Your objective: Leave out any pictures and transcribe all other data below exactly.

Dataset extract:
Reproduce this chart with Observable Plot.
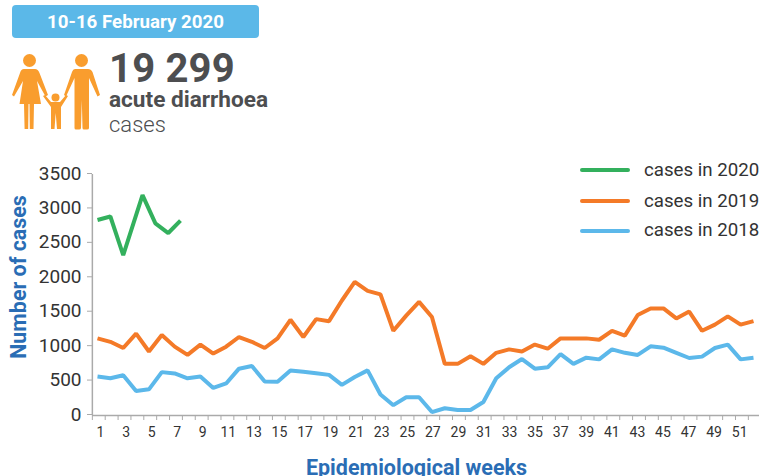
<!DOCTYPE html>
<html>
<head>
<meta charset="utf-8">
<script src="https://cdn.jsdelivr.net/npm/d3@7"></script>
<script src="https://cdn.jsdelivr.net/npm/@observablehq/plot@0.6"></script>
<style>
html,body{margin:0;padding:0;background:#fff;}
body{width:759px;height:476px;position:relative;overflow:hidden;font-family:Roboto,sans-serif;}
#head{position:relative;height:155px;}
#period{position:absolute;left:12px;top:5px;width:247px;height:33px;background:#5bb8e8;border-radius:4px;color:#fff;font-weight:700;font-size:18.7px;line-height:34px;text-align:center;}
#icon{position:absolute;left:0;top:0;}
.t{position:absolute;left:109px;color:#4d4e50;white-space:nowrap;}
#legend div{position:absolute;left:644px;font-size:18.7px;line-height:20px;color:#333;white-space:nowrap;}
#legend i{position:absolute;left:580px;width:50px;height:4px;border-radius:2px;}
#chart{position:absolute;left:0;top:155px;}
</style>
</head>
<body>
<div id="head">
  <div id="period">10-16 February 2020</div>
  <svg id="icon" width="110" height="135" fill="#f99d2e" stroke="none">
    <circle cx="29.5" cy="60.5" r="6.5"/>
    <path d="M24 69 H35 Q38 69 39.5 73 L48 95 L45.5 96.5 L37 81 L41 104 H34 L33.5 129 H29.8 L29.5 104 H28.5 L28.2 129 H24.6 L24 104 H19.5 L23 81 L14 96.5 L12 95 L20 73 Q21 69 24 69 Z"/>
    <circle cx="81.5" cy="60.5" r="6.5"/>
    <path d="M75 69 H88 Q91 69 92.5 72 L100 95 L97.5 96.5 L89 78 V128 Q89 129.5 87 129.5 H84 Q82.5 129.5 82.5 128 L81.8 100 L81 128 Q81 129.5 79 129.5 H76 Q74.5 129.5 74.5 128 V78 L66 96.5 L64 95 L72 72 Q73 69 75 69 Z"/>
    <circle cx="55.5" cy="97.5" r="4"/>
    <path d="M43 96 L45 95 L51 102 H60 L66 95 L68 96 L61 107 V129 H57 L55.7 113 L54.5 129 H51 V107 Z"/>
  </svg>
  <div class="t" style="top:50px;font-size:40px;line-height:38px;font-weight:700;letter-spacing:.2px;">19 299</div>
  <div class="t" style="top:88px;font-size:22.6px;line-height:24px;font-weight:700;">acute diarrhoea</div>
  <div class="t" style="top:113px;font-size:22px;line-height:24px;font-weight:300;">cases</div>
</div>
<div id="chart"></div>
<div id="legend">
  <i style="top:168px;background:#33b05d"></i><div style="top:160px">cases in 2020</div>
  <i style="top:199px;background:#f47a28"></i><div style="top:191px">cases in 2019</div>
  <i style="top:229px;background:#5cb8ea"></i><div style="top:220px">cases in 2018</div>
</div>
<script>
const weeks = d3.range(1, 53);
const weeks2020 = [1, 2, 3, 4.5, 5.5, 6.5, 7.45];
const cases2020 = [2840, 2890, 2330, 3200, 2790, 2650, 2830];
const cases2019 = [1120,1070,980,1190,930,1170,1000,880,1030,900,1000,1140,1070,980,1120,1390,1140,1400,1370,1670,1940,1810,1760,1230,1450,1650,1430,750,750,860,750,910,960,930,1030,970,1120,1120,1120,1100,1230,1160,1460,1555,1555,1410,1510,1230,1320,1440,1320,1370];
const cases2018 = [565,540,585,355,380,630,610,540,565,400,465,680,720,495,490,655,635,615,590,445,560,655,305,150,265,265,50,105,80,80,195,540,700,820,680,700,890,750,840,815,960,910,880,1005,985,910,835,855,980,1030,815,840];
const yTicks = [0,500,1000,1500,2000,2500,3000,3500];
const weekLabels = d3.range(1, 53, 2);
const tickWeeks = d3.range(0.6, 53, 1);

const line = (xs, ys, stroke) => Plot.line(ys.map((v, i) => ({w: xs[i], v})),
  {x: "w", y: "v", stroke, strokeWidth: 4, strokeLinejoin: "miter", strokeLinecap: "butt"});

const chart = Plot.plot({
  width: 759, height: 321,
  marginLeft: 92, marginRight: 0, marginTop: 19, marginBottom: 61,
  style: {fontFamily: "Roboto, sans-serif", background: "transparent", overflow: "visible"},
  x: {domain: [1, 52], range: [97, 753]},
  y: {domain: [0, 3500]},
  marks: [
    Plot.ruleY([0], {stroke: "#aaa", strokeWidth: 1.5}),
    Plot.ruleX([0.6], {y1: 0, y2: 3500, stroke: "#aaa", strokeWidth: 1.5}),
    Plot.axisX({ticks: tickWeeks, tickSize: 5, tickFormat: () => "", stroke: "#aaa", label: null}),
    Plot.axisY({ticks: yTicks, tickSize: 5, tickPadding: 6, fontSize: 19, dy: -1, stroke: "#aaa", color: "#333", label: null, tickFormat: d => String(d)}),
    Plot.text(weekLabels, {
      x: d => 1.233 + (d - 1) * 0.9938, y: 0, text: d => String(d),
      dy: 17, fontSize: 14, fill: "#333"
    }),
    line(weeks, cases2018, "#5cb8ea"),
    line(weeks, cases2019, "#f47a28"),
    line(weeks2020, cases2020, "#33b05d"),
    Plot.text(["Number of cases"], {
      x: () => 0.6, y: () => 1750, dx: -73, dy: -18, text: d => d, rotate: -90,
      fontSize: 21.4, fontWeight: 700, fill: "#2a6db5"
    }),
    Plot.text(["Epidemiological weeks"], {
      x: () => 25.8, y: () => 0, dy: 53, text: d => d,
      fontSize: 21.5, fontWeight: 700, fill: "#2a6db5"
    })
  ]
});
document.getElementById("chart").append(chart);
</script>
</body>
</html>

Answer to the task:
Reproduce this chart with Observable Plot.
<!DOCTYPE html>
<html>
<head>
<meta charset="utf-8">
<script src="https://cdn.jsdelivr.net/npm/d3@7"></script>
<script src="https://cdn.jsdelivr.net/npm/@observablehq/plot@0.6"></script>
<style>
html,body{margin:0;padding:0;background:#fff;}
body{width:759px;height:476px;position:relative;overflow:hidden;font-family:Roboto,sans-serif;}
#head{position:relative;height:155px;}
#period{position:absolute;left:12px;top:5px;width:247px;height:33px;background:#5bb8e8;border-radius:4px;color:#fff;font-weight:700;font-size:18.7px;line-height:34px;text-align:center;}
#icon{position:absolute;left:0;top:0;}
.t{position:absolute;left:109px;color:#4d4e50;white-space:nowrap;}
#legend div{position:absolute;left:644px;font-size:18.7px;line-height:20px;color:#333;white-space:nowrap;}
#legend i{position:absolute;left:580px;width:50px;height:4px;border-radius:2px;}
#chart{position:absolute;left:0;top:155px;}
</style>
</head>
<body>
<div id="head">
  <div id="period">10-16 February 2020</div>
  <svg id="icon" width="110" height="135" fill="#f99d2e" stroke="none">
    <circle cx="29.5" cy="60.5" r="6.5"/>
    <path d="M24 69 H35 Q38 69 39.5 73 L48 95 L45.5 96.5 L37 81 L41 104 H34 L33.5 129 H29.8 L29.5 104 H28.5 L28.2 129 H24.6 L24 104 H19.5 L23 81 L14 96.5 L12 95 L20 73 Q21 69 24 69 Z"/>
    <circle cx="81.5" cy="60.5" r="6.5"/>
    <path d="M75 69 H88 Q91 69 92.5 72 L100 95 L97.5 96.5 L89 78 V128 Q89 129.5 87 129.5 H84 Q82.5 129.5 82.5 128 L81.8 100 L81 128 Q81 129.5 79 129.5 H76 Q74.5 129.5 74.5 128 V78 L66 96.5 L64 95 L72 72 Q73 69 75 69 Z"/>
    <circle cx="55.5" cy="97.5" r="4"/>
    <path d="M43 96 L45 95 L51 102 H60 L66 95 L68 96 L61 107 V129 H57 L55.7 113 L54.5 129 H51 V107 Z"/>
  </svg>
  <div class="t" style="top:50px;font-size:40px;line-height:38px;font-weight:700;letter-spacing:.2px;">19 299</div>
  <div class="t" style="top:88px;font-size:22.6px;line-height:24px;font-weight:700;">acute diarrhoea</div>
  <div class="t" style="top:113px;font-size:22px;line-height:24px;font-weight:300;">cases</div>
</div>
<div id="chart"></div>
<div id="legend">
  <i style="top:168px;background:#33b05d"></i><div style="top:160px">cases in 2020</div>
  <i style="top:199px;background:#f47a28"></i><div style="top:191px">cases in 2019</div>
  <i style="top:229px;background:#5cb8ea"></i><div style="top:220px">cases in 2018</div>
</div>
<script>
const weeks = d3.range(1, 53);
const weeks2020 = [1, 2, 3, 4.5, 5.5, 6.5, 7.45];
const cases2020 = [2840, 2890, 2330, 3200, 2790, 2650, 2830];
const cases2019 = [1120,1070,980,1190,930,1170,1000,880,1030,900,1000,1140,1070,980,1120,1390,1140,1400,1370,1670,1940,1810,1760,1230,1450,1650,1430,750,750,860,750,910,960,930,1030,970,1120,1120,1120,1100,1230,1160,1460,1555,1555,1410,1510,1230,1320,1440,1320,1370];
const cases2018 = [565,540,585,355,380,630,610,540,565,400,465,680,720,495,490,655,635,615,590,445,560,655,305,150,265,265,50,105,80,80,195,540,700,820,680,700,890,750,840,815,960,910,880,1005,985,910,835,855,980,1030,815,840];
const yTicks = [0,500,1000,1500,2000,2500,3000,3500];
const weekLabels = d3.range(1, 53, 2);
const tickWeeks = d3.range(0.6, 53, 1);

const line = (xs, ys, stroke) => Plot.line(ys.map((v, i) => ({w: xs[i], v})),
  {x: "w", y: "v", stroke, strokeWidth: 4, strokeLinejoin: "miter", strokeLinecap: "butt"});

const chart = Plot.plot({
  width: 759, height: 321,
  marginLeft: 92, marginRight: 0, marginTop: 19, marginBottom: 61,
  style: {fontFamily: "Roboto, sans-serif", background: "transparent", overflow: "visible"},
  x: {domain: [1, 52], range: [97, 753]},
  y: {domain: [0, 3500]},
  marks: [
    Plot.ruleY([0], {stroke: "#aaa", strokeWidth: 1.5}),
    Plot.ruleX([0.6], {y1: 0, y2: 3500, stroke: "#aaa", strokeWidth: 1.5}),
    Plot.axisX({ticks: tickWeeks, tickSize: 5, tickFormat: () => "", stroke: "#aaa", label: null}),
    Plot.axisY({ticks: yTicks, tickSize: 5, tickPadding: 6, fontSize: 19, dy: -1, stroke: "#aaa", color: "#333", label: null, tickFormat: d => String(d)}),
    Plot.text(weekLabels, {
      x: d => 1.233 + (d - 1) * 0.9938, y: 0, text: d => String(d),
      dy: 17, fontSize: 14, fill: "#333"
    }),
    line(weeks, cases2018, "#5cb8ea"),
    line(weeks, cases2019, "#f47a28"),
    line(weeks2020, cases2020, "#33b05d"),
    Plot.text(["Number of cases"], {
      x: () => 0.6, y: () => 1750, dx: -73, dy: -18, text: d => d, rotate: -90,
      fontSize: 21.4, fontWeight: 700, fill: "#2a6db5"
    }),
    Plot.text(["Epidemiological weeks"], {
      x: () => 25.8, y: () => 0, dy: 53, text: d => d,
      fontSize: 21.5, fontWeight: 700, fill: "#2a6db5"
    })
  ]
});
document.getElementById("chart").append(chart);
</script>
</body>
</html>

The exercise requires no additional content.